Martin Scorsese on Endo’s novel, “Silence”


Excerpts taken from the Forward by Martin Scorsese in this recent printing of Endo’s Silence:

Silence is the story of a man who learns–so painfully–that God’s love is more mysterious than he knows, that He leaves much more to the ways of men than we realize, and that He is always present… even in his silence. …This is one of the most painful dilemmas in all of Christianity. What was Judas’ role? What was expected of him by Christ? What is expected of him by us today? With the discovery of the Gospel of Judas, these questions have become even more pressing. Endo looks at the problem of Judas more directly than any other artist I know. He understood that, in order for Christianity to live, to adapt itself to other cultures and historical moments, it needs not just the figure of Christ but the figure of Judas as well.

I picked up this novel for the first time almost twenty years ago. I’ve reread it countless times since, and I am now preparing to adapt it as a film. It has given me a kind of sustenance that I have found in only a very few works of art.
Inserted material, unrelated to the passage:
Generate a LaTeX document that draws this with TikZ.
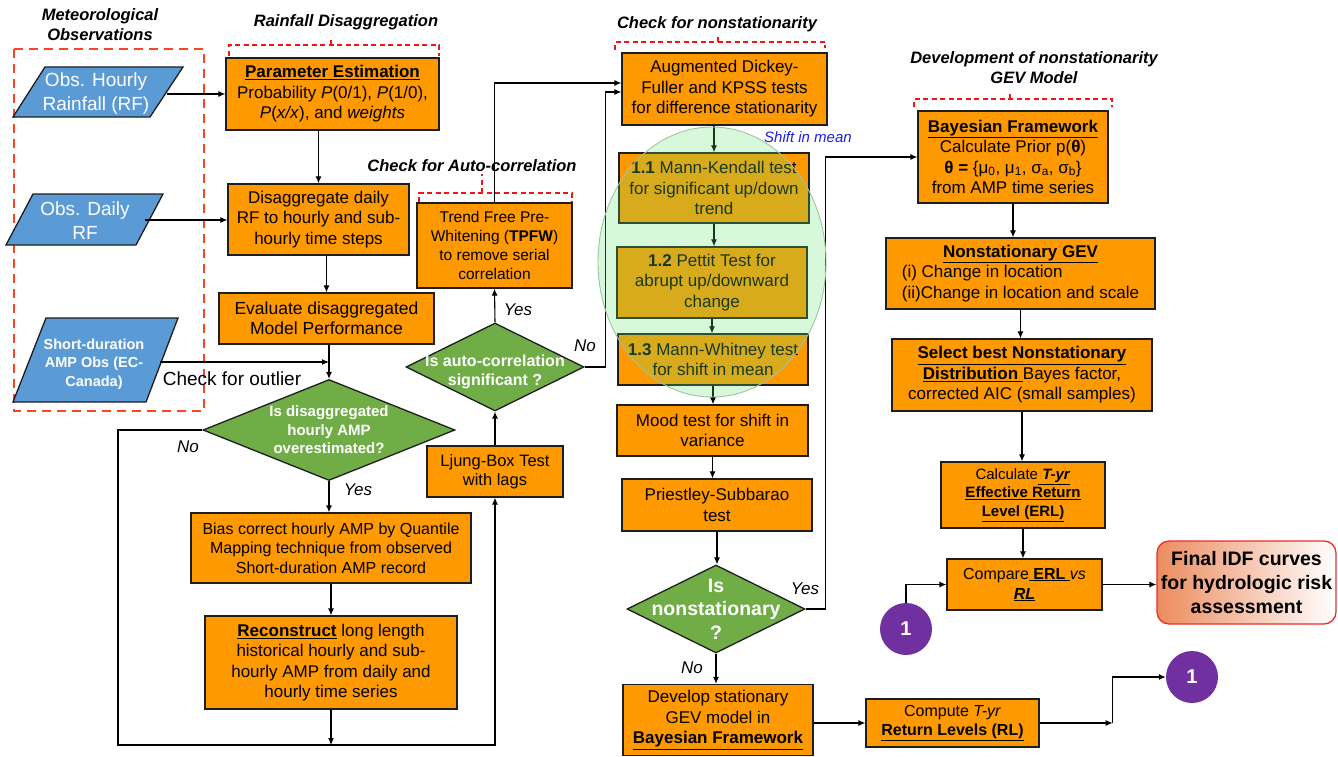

…on the face of it, believing and questioning are antithetical. Yet I believe that they go hand in hand. One nourishes the other. Questioning may lead to great loneliness, but if it coexists with faith–true faith, abiding faith–it can end in the most joyful sense of communion. It’s this painful, paradoxical passage–from certainty to doubt to loneliness to communion–that Endo understands so well, and renders so clearly, carefully and beautifully in Silence.